I mention this, because in most of the flavors of common being-discovered-at-a-conference fantasy, an editor from Random House or somewhere similar hears a pitch, falls over backwards in his chair, and offers a publication contract on the spot, neatly bypassing the often extended agent-seeking period entirely. Conference today, contract tomorrow, Oprah on Thursday.

In reality, even if an editor was blown over (figuratively, at least) by a pitch, he might buttonhole one of the attending agents at a conference cocktail party on your behalf, and they might together plot a future for the book, but you’re still going to have to impress that agent before you can sign with the editor.

Before any of you protest that at the last conference you attended, editors asked for your work as though they intended to pick you up, allow me to add: the we-accept-only-the-agented is most assuredly NOT the impression that most conference pitchers to editors receive.

There’s a reason for this: unless they are asked point-blank during an editors’ forum how many of them have come to the conference empowered to pick up a new author on the spot — a question well worth asking, hint, hint — most editors who attend conferences will speak glowingly about their authors, glossing over the fact that they met these authors not in settings like this, but through well-connected agents.

Adding to the mystique is the fact that few conference brochures or websites are honest enough to feature the major houses’ policies next to the appropriate attending editors’ listings. In fact, most conference rhetoric surrounding pitch appointments with editors directly states the opposite, encouraging pitchers to believe that this meeting could be their big break.

I don’t think conference organizers do this in order to be mean or misleading — I just think many of them are not hip to the current conditions of the industry. I don’t know what the declaiming editors’ excuse is, but trust me, no editor is going to jeopardize his job at Ballentine by handing a contract to a writer his boss would throw a fit if he signed.

So why, you may be wondering, do editors from the majors attend literary conferences — and, once there, why do they request submissions?

Editors from the major houses request manuscripts from pitchers all the time — but not because they are looking to sign the author on the strength of the book. They just want to get in on the ground floor if the book is going to be the next…

You guessed it. No editor wants to be the one who passed on the next DA VINCI CODE.

It’s a gamble, pure and simple. So even though they would not in fact pick up the next DA VINCI CODE if its author DID pitch to them at a conference, having a personal connection with the author is a great means of queue-jumping. If one of them is nice enough to you, you might tell your agent (once you hook up with one) that you want your potential bestseller sent to that editor first. Heck, if she’s nice enough to you, you might be gullible enough to insist that she gets an exclusive.

Don’t laugh: it’s not a bad gamble, from their perspective. Aspiring writers, as I have pointed out before, can get some strange ideas about loyalty owed to industry types who met them for a grand total of fifteen minutes once.

But trust me: deep in their steamy little hearts, those editors from major houses who ask you to send chapters will be hoping that you will land an agent before they get around to reading the manuscript they requested you send.

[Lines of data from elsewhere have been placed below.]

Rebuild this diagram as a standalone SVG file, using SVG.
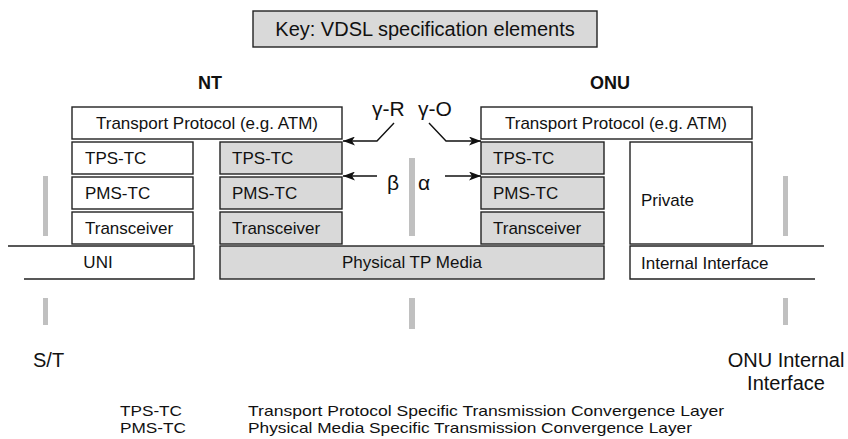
<svg xmlns="http://www.w3.org/2000/svg" width="848" height="439" viewBox="0 0 848 439">
<defs>
<style>
text{font-family:"Liberation Sans",Arial,sans-serif;fill:#111}
.t{font-size:17px}
.c{text-anchor:middle}
.b{font-size:18px;font-weight:bold}
.big{font-size:20px}
.lg{font-size:15px}
.g{font-size:21px}
.w{fill:#fff;stroke:#222;stroke-width:1.4}
.s{fill:#d9d9d9;stroke:#222;stroke-width:1.4}
.ln{fill:none;stroke:#222;stroke-width:1.4}
.bar{fill:#c0c0c0}
.ar{fill:none;stroke:#111;stroke-width:1.4;marker-end:url(#ah)}
</style>
<marker id="ah" markerWidth="13" markerHeight="9" refX="12" refY="4.5" orient="auto" markerUnits="userSpaceOnUse">
<path d="M0,0 L12,4.5 L0,9 L3,4.5 z" fill="#111"/>
</marker>
</defs>
<rect width="848" height="439" fill="#fff"/>

<g id="key">
<rect class="s" x="253" y="11" width="344" height="36"/>
<text class="big c" x="425" y="36">Key: VDSL specification elements</text>
</g>

<g id="nt-label"><text class="b c" x="210" y="89">NT</text></g>
<g id="onu-label"><text class="b c" x="610" y="89">ONU</text></g>

<g id="bars">
<rect class="bar" x="43" y="176" width="5" height="60"/>
<rect class="bar" x="43" y="298" width="5" height="27"/>
<rect class="bar" x="409" y="158" width="6" height="78"/>
<rect class="bar" x="409" y="298" width="6" height="31"/>
<rect class="bar" x="783" y="176" width="5" height="60"/>
<rect class="bar" x="783" y="298" width="5" height="27"/>
</g>

<g id="nt-transport">
<rect class="w" x="72" y="107" width="270" height="32"/>
<text class="t c" x="207" y="129">Transport Protocol (e.g. ATM)</text>
</g>
<g id="nt-tpstc">
<rect class="w" x="72" y="142" width="121" height="32"/>
<text class="t" x="85" y="164">TPS-TC</text>
</g>
<g id="nt-pmstc">
<rect class="w" x="72" y="177" width="121" height="32"/>
<text class="t" x="85" y="199">PMS-TC</text>
</g>
<g id="nt-transceiver">
<rect class="w" x="72" y="212" width="121" height="32"/>
<text class="t" x="85" y="234">Transceiver</text>
</g>
<g id="uni">
<path class="ln" d="M8,246 H194 V279 H24"/>
<text class="t c" x="98" y="268">UNI</text>
</g>

<g id="vtu-r-tpstc">
<rect class="s" x="220" y="142" width="122" height="32"/>
<text class="t" x="232" y="164">TPS-TC</text>
</g>
<g id="vtu-r-pmstc">
<rect class="s" x="220" y="177" width="122" height="32"/>
<text class="t" x="232" y="199">PMS-TC</text>
</g>
<g id="vtu-r-transceiver">
<rect class="s" x="220" y="212" width="122" height="32"/>
<text class="t" x="232" y="234">Transceiver</text>
</g>
<g id="physical-media">
<rect class="s" x="220" y="246" width="384" height="33"/>
<text class="t c" x="412" y="268">Physical TP Media</text>
</g>

<g id="onu-transport">
<rect class="w" x="481" y="107" width="271" height="32"/>
<text class="t c" x="616" y="129">Transport Protocol (e.g. ATM)</text>
</g>
<g id="vtu-o-tpstc">
<rect class="s" x="481" y="142" width="123" height="32"/>
<text class="t" x="493" y="164">TPS-TC</text>
</g>
<g id="vtu-o-pmstc">
<rect class="s" x="481" y="177" width="123" height="32"/>
<text class="t" x="493" y="199">PMS-TC</text>
</g>
<g id="vtu-o-transceiver">
<rect class="s" x="481" y="212" width="123" height="32"/>
<text class="t" x="493" y="234">Transceiver</text>
</g>
<g id="private">
<rect class="w" x="630" y="142" width="122" height="102"/>
<text class="t" x="641" y="206">Private</text>
</g>
<g id="internal-interface">
<path class="ln" d="M824,246 H630 V279 H815"/>
<text class="t" x="641" y="269">Internal Interface</text>
</g>

<g id="connectors">
<path class="ar" d="M394,123 L377,141 L343,141"/>
<path class="ar" d="M429,123 L446,141 L481,141"/>
<path class="ar" d="M377,176 L343,176"/>
<path class="ar" d="M445,176 L481,176"/>
</g>

<g id="interface-labels">
<text class="g" x="372" y="116">γ-R</text>
<text class="g" x="418" y="116">γ-O</text>
<text class="g" x="387" y="190">β</text>
<text class="g" x="418" y="190">α</text>
</g>

<g id="st-label"><text class="big" x="33" y="367">S/T</text></g>
<g id="onu-internal-label">
<text class="big c" x="786" y="367">ONU Internal</text>
<text class="big c" x="786" y="390">Interface</text>
</g>

<g id="legend">
<text class="lg" x="120" y="416" textLength="62" lengthAdjust="spacingAndGlyphs">TPS-TC</text>
<text class="lg" x="248" y="416" textLength="476" lengthAdjust="spacingAndGlyphs">Transport Protocol Specific Transmission Convergence Layer</text>
<text class="lg" x="120" y="433" textLength="66" lengthAdjust="spacingAndGlyphs">PMS-TC</text>
<text class="lg" x="248" y="433" textLength="444" lengthAdjust="spacingAndGlyphs">Physical Media Specific Transmission Convergence Layer</text>
</g>
</svg>
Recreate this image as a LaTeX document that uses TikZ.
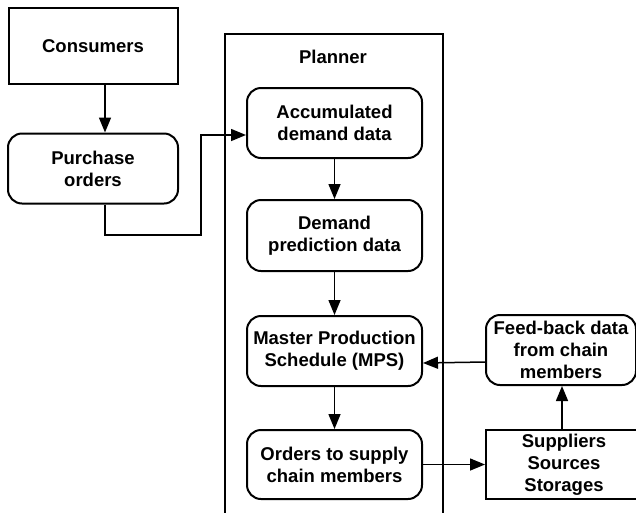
\documentclass[tikz,border=0pt]{standalone}
\usepackage{fontspec}
\setmainfont{Liberation Sans}
\usetikzlibrary{arrows.meta}

\begin{document}
\begin{tikzpicture}[x=1pt,y=-1pt,
  box/.style={draw,line width=2pt,align=center,inner sep=0pt,
    font=\bfseries\fontsize{18.5}{22}\selectfont},
  rbox/.style={box,rounded corners=14pt},
  arr/.style={-{Triangle[length=15pt,width=12pt]},line width=1.5pt}]
\useasboundingbox (0,0) rectangle (636,512);

\draw[line width=1.5pt] (225,530) -- (225,34) -- (443,34) -- (443,530);
\node[font=\bfseries\fontsize{18.5}{22}\selectfont] (planner) at (333,57) {Planner};

\node[box,minimum width=169pt,minimum height=76pt] (cons) at (93,46) {Consumers};
\node[rbox,minimum width=170pt,minimum height=70pt] (purch) at (93,168.5) {Purchase\\orders};

\node[rbox,minimum width=175pt,minimum height=70pt] (accum) at (334.5,123) {Accumulated\\demand data};
\node[rbox,minimum width=175pt,minimum height=71pt] (pred) at (334.5,235.5) {Demand\\prediction data};
\node[rbox,minimum width=175pt,minimum height=70pt] (mps) at (334.5,351) {Master Production\\Schedule (MPS)};
\node[rbox,minimum width=175pt,minimum height=69pt] (orders) at (334.5,464.5) {Orders to supply\\chain members};

\node[rbox,minimum width=150pt,minimum height=70pt] (feed) at (561,350) {Feed-back data\\from chain\\members};
\node[box,minimum width=156pt,minimum height=69pt] (supp) at (564,464.5) {Suppliers\\Sources\\Storages};

\coordinate (bend) at (201,235);

\draw[arr] ([xshift=12pt]cons.south) -- ([xshift=12pt]purch.north);
\draw[arr] ([xshift=12pt]purch.south) |- (bend) |- ([yshift=-12pt]accum.west);
\draw[arr] (accum) -- (pred);
\draw[arr] (pred) -- (mps);
\draw[arr] (mps) -- (orders);
\draw[arr] (orders) -- (supp);
\draw[arr] ([yshift=-12pt]feed.west) -- ([yshift=-12pt]mps.east);
\draw[arr] ([xshift=-2pt]supp.north) -- ([xshift=-2pt]supp.north |- feed.south);

\end{tikzpicture}
\end{document}
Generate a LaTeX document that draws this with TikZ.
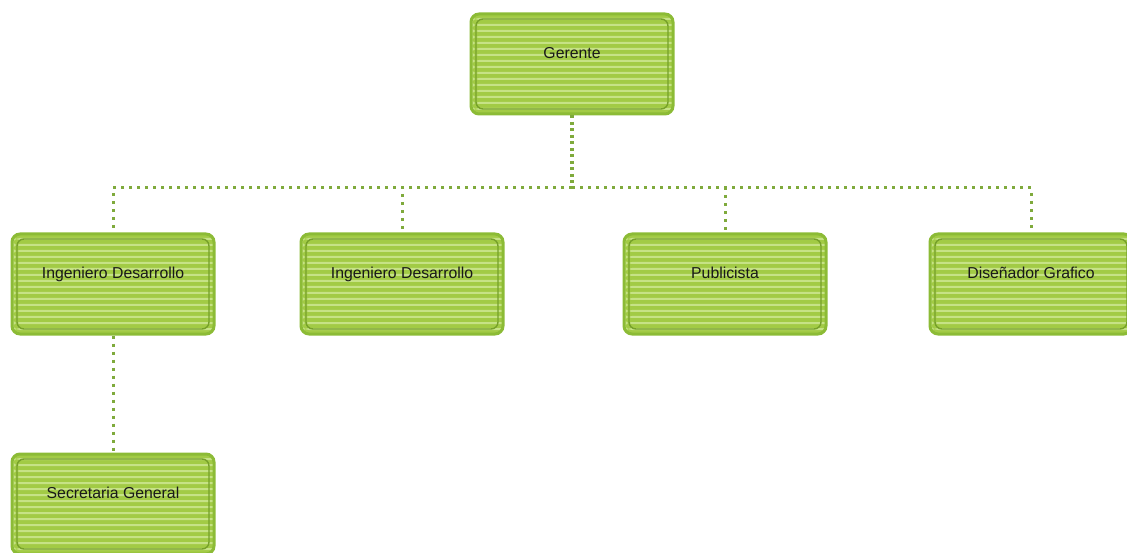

If you are looking to pitch to an editor who might conceivably pick up your book right away, you are generally better off pitching to an editor from a smaller house.

The overall moral: learning what individual agents and editors are looking for (aside from the next DA VINCI CODE, of course) will help you target both your conference pitches and your queries more effectively.

Don’t worry — I’m not going to abandon you to attempt this formidable task alone. Over the next couple of weeks, I am going to show you how to decipher those opaque little blurbs about their preferences that conference organizers are so fond of adding to their websites and brochures, as well as how to find out who represents and buys what from other sources.

In the meantime, keep up the good work!